• _Goal of the exercise_
Restate each line word for word. Leave out every picture.

** start of Data extract **

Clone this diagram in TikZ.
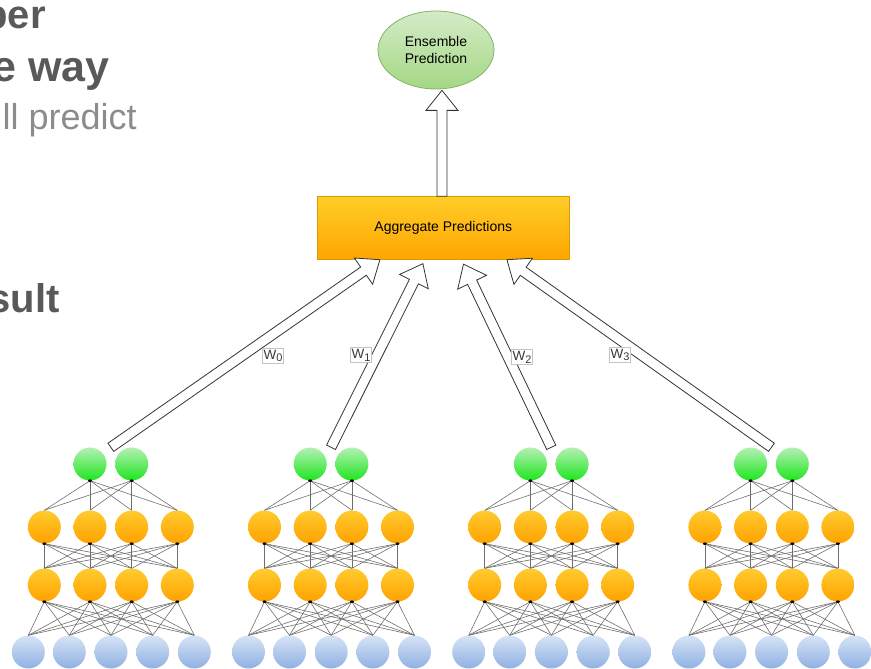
\documentclass[tikz,border=0pt]{standalone}
\usepackage{fontspec}
\setmainfont{Liberation Sans}
\usetikzlibrary{calc,shapes.geometric}

\definecolor{grntop}{HTML}{B4F0B4}
\definecolor{grnbot}{HTML}{1EE61E}
\definecolor{orgtop}{HTML}{FFCB2E}
\definecolor{orgbot}{HTML}{FFA200}
\definecolor{blutop}{HTML}{D6E3F6}
\definecolor{blubot}{HTML}{8FB1E3}
\definecolor{edgegray}{HTML}{6E6E6E}
\definecolor{arrowgray}{HTML}{333333}
\definecolor{lblborder}{HTML}{C4C4C4}
\definecolor{lbltext}{HTML}{3A3A3A}
\definecolor{enstop}{HTML}{D5EBC8}
\definecolor{ensbot}{HTML}{A3D883}
\definecolor{ensline}{HTML}{82B366}
\definecolor{aggtop}{HTML}{FFCD28}
\definecolor{aggbot}{HTML}{FFA500}
\definecolor{aggline}{HTML}{D79B00}
\definecolor{slidedark}{HTML}{595959}
\definecolor{slidelight}{HTML}{8C8C8C}

% hollow block arrow from #1 (tail) to #2 (tip)
\newcommand{\hollowarrow}[2]{%
  \coordinate (hb) at ($(#2)!20pt!(#1)$);
  \path[blockarrow]
    ($(#1)!5pt!90:(#2)$) -- ($(hb)!5pt!90:(#2)$) -- ($(hb)!16pt!90:(#2)$)
    -- (#2)
    -- ($(hb)!16pt!-90:(#2)$) -- ($(hb)!5pt!-90:(#2)$) -- ($(#1)!5pt!-90:(#2)$)
    -- cycle;%
}
% weight label text with a lowered index
\newcommand{\wsub}[1]{W\raisebox{-2.8pt}{\fontsize{11}{11}\selectfont #1}}

\begin{document}
\begin{tikzpicture}[x=1pt,y=-1pt,
  neuron/.style={circle, minimum size=33pt, inner sep=0pt},
  outn/.style={neuron, top color=grntop, bottom color=grnbot},
  hidn/.style={neuron, top color=orgtop, bottom color=orgbot},
  inn/.style={neuron, top color=blutop, bottom color=blubot},
  synapse/.style={draw=edgegray, line width=0.6pt},
  blockarrow/.style={draw=arrowgray, fill=white, line width=0.8pt, line join=miter},
  wlabel/.style={draw=lblborder, fill=white, inner xsep=1.2pt, inner ysep=1.6pt,
    line width=0.6pt, font=\fontsize{13.5}{15}\selectfont, text=lbltext},
  slidebold/.style={anchor=base east, inner sep=0pt, text=slidedark,
    font=\bfseries\fontsize{40}{40}\selectfont},
  slidereg/.style={anchor=base east, inner sep=0pt, text=slidelight,
    font=\fontsize{36}{36}\selectfont},
]
\useasboundingbox (0,0) rectangle (871,669);

% slide text running in from the left edge
\begin{scope}
  \clip (0,0) rectangle (871,669);
  \node[slidebold] (s1) at (46,28.5) {ber};
  \node[slidebold, font=\bfseries\fontsize{43}{43}\selectfont] (s2) at (110,81.7) {e way};
  \node[slidereg]  (s3) at (137,129) {ll predict};
  \node[slidebold] (s4) at (60,312) {sult};
\end{scope}

% four small networks
\foreach \k in {0,1,2,3} {
  \pgfmathsetmacro{\dx}{220.2*\k}
  \foreach \x [count=\i] in {90,131.7}
    \node[outn] (g\k-\i) at (\x+\dx,464) {};
  \foreach \x [count=\i] in {44.3,90,131.7,177.3} {
    \node[hidn] (a\k-\i) at (\x+\dx,527) {};
    \node[hidn] (b\k-\i) at (\x+\dx,585) {};
  }
  \foreach \x [count=\i] in {28.3,69.3,111,152.7,194.3}
    \node[inn] (c\k-\i) at (\x+\dx,652) {};
  \foreach \i in {1,2}
    \foreach \j in {1,...,4}
      \draw[synapse] (g\k-\i.south) -- (a\k-\j.north);
  \foreach \i in {1,...,4}
    \foreach \j in {1,...,4}
      \draw[synapse] (a\k-\i.south) -- (b\k-\j.north);
  \foreach \i in {1,...,4}
    \foreach \j in {1,...,5}
      \draw[synapse] (b\k-\i.south) -- (c\k-\j.north);
  \foreach \n in {g\k-1,g\k-2,a\k-1,a\k-2,a\k-3,a\k-4,b\k-1,b\k-2,b\k-3,b\k-4}
    \fill[black] (\n.south) ellipse (2pt and 1.3pt);
  \coordinate (tail\k) at ($(g\k-1.north)!0.5!(g\k-2.north)$);
}

% aggregation and final prediction
\node[ellipse, draw=ensline, line width=0.8pt, top color=enstop, bottom color=ensbot,
  minimum width=116pt, minimum height=78pt, inner sep=0pt, align=center,
  font=\fontsize{14}{17}\selectfont] (ens) at (436,50) {Ensemble\\Prediction};
\node[rectangle, draw=aggline, line width=0.8pt, top color=aggtop, bottom color=aggbot,
  minimum width=252pt, minimum height=62.6pt, inner sep=0pt,
  font=\fontsize{14}{17}\selectfont] (agg) at (443.3,228) {Aggregate Predictions};

\coordinate (tip0) at ($(agg.south)+(-63.4,0)$);
\coordinate (tip1) at ($(agg.south)+(-20.4,4)$);
\coordinate (tip2) at ($(agg.south)+(20.2,4.5)$);
\coordinate (tip3) at ($(agg.south)+(63.6,0)$);
\coordinate (up0) at ($(agg.north)+(-1.3,0)$);
\coordinate (up1) at ($(ens.south)+(6,1)$);

\foreach \k in {0,1,2,3} {
  \hollowarrow{tail\k}{tip\k}
}
\hollowarrow{up0}{up1}

% weights
\node[wlabel] (w0) at (273,356) {\wsub{0}};
\node[wlabel] (w1) at (361,355) {\wsub{1}};
\node[wlabel] (w2) at (522,357) {\wsub{2}};
\node[wlabel] (w3) at (620,355) {\wsub{3}};
\end{tikzpicture}
\end{document}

** end of Data extract **

• _Output below_
Clone this diagram in TikZ.
\documentclass[tikz,border=0pt]{standalone}
\usepackage{fontspec}
\setmainfont{Liberation Sans}
\usetikzlibrary{calc,shapes.geometric}

\definecolor{grntop}{HTML}{B4F0B4}
\definecolor{grnbot}{HTML}{1EE61E}
\definecolor{orgtop}{HTML}{FFCB2E}
\definecolor{orgbot}{HTML}{FFA200}
\definecolor{blutop}{HTML}{D6E3F6}
\definecolor{blubot}{HTML}{8FB1E3}
\definecolor{edgegray}{HTML}{6E6E6E}
\definecolor{arrowgray}{HTML}{333333}
\definecolor{lblborder}{HTML}{C4C4C4}
\definecolor{lbltext}{HTML}{3A3A3A}
\definecolor{enstop}{HTML}{D5EBC8}
\definecolor{ensbot}{HTML}{A3D883}
\definecolor{ensline}{HTML}{82B366}
\definecolor{aggtop}{HTML}{FFCD28}
\definecolor{aggbot}{HTML}{FFA500}
\definecolor{aggline}{HTML}{D79B00}
\definecolor{slidedark}{HTML}{595959}
\definecolor{slidelight}{HTML}{8C8C8C}

% hollow block arrow from #1 (tail) to #2 (tip)
\newcommand{\hollowarrow}[2]{%
  \coordinate (hb) at ($(#2)!20pt!(#1)$);
  \path[blockarrow]
    ($(#1)!5pt!90:(#2)$) -- ($(hb)!5pt!90:(#2)$) -- ($(hb)!16pt!90:(#2)$)
    -- (#2)
    -- ($(hb)!16pt!-90:(#2)$) -- ($(hb)!5pt!-90:(#2)$) -- ($(#1)!5pt!-90:(#2)$)
    -- cycle;%
}
% weight label text with a lowered index
\newcommand{\wsub}[1]{W\raisebox{-2.8pt}{\fontsize{11}{11}\selectfont #1}}

\begin{document}
\begin{tikzpicture}[x=1pt,y=-1pt,
  neuron/.style={circle, minimum size=33pt, inner sep=0pt},
  outn/.style={neuron, top color=grntop, bottom color=grnbot},
  hidn/.style={neuron, top color=orgtop, bottom color=orgbot},
  inn/.style={neuron, top color=blutop, bottom color=blubot},
  synapse/.style={draw=edgegray, line width=0.6pt},
  blockarrow/.style={draw=arrowgray, fill=white, line width=0.8pt, line join=miter},
  wlabel/.style={draw=lblborder, fill=white, inner xsep=1.2pt, inner ysep=1.6pt,
    line width=0.6pt, font=\fontsize{13.5}{15}\selectfont, text=lbltext},
  slidebold/.style={anchor=base east, inner sep=0pt, text=slidedark,
    font=\bfseries\fontsize{40}{40}\selectfont},
  slidereg/.style={anchor=base east, inner sep=0pt, text=slidelight,
    font=\fontsize{36}{36}\selectfont},
]
\useasboundingbox (0,0) rectangle (871,669);

% slide text running in from the left edge
\begin{scope}
  \clip (0,0) rectangle (871,669);
  \node[slidebold] (s1) at (46,28.5) {ber};
  \node[slidebold, font=\bfseries\fontsize{43}{43}\selectfont] (s2) at (110,81.7) {e way};
  \node[slidereg]  (s3) at (137,129) {ll predict};
  \node[slidebold] (s4) at (60,312) {sult};
\end{scope}

% four small networks
\foreach \k in {0,1,2,3} {
  \pgfmathsetmacro{\dx}{220.2*\k}
  \foreach \x [count=\i] in {90,131.7}
    \node[outn] (g\k-\i) at (\x+\dx,464) {};
  \foreach \x [count=\i] in {44.3,90,131.7,177.3} {
    \node[hidn] (a\k-\i) at (\x+\dx,527) {};
    \node[hidn] (b\k-\i) at (\x+\dx,585) {};
  }
  \foreach \x [count=\i] in {28.3,69.3,111,152.7,194.3}
    \node[inn] (c\k-\i) at (\x+\dx,652) {};
  \foreach \i in {1,2}
    \foreach \j in {1,...,4}
      \draw[synapse] (g\k-\i.south) -- (a\k-\j.north);
  \foreach \i in {1,...,4}
    \foreach \j in {1,...,4}
      \draw[synapse] (a\k-\i.south) -- (b\k-\j.north);
  \foreach \i in {1,...,4}
    \foreach \j in {1,...,5}
      \draw[synapse] (b\k-\i.south) -- (c\k-\j.north);
  \foreach \n in {g\k-1,g\k-2,a\k-1,a\k-2,a\k-3,a\k-4,b\k-1,b\k-2,b\k-3,b\k-4}
    \fill[black] (\n.south) ellipse (2pt and 1.3pt);
  \coordinate (tail\k) at ($(g\k-1.north)!0.5!(g\k-2.north)$);
}

% aggregation and final prediction
\node[ellipse, draw=ensline, line width=0.8pt, top color=enstop, bottom color=ensbot,
  minimum width=116pt, minimum height=78pt, inner sep=0pt, align=center,
  font=\fontsize{14}{17}\selectfont] (ens) at (436,50) {Ensemble\\Prediction};
\node[rectangle, draw=aggline, line width=0.8pt, top color=aggtop, bottom color=aggbot,
  minimum width=252pt, minimum height=62.6pt, inner sep=0pt,
  font=\fontsize{14}{17}\selectfont] (agg) at (443.3,228) {Aggregate Predictions};

\coordinate (tip0) at ($(agg.south)+(-63.4,0)$);
\coordinate (tip1) at ($(agg.south)+(-20.4,4)$);
\coordinate (tip2) at ($(agg.south)+(20.2,4.5)$);
\coordinate (tip3) at ($(agg.south)+(63.6,0)$);
\coordinate (up0) at ($(agg.north)+(-1.3,0)$);
\coordinate (up1) at ($(ens.south)+(6,1)$);

\foreach \k in {0,1,2,3} {
  \hollowarrow{tail\k}{tip\k}
}
\hollowarrow{up0}{up1}

% weights
\node[wlabel] (w0) at (273,356) {\wsub{0}};
\node[wlabel] (w1) at (361,355) {\wsub{1}};
\node[wlabel] (w2) at (522,357) {\wsub{2}};
\node[wlabel] (w3) at (620,355) {\wsub{3}};
\end{tikzpicture}
\end{document}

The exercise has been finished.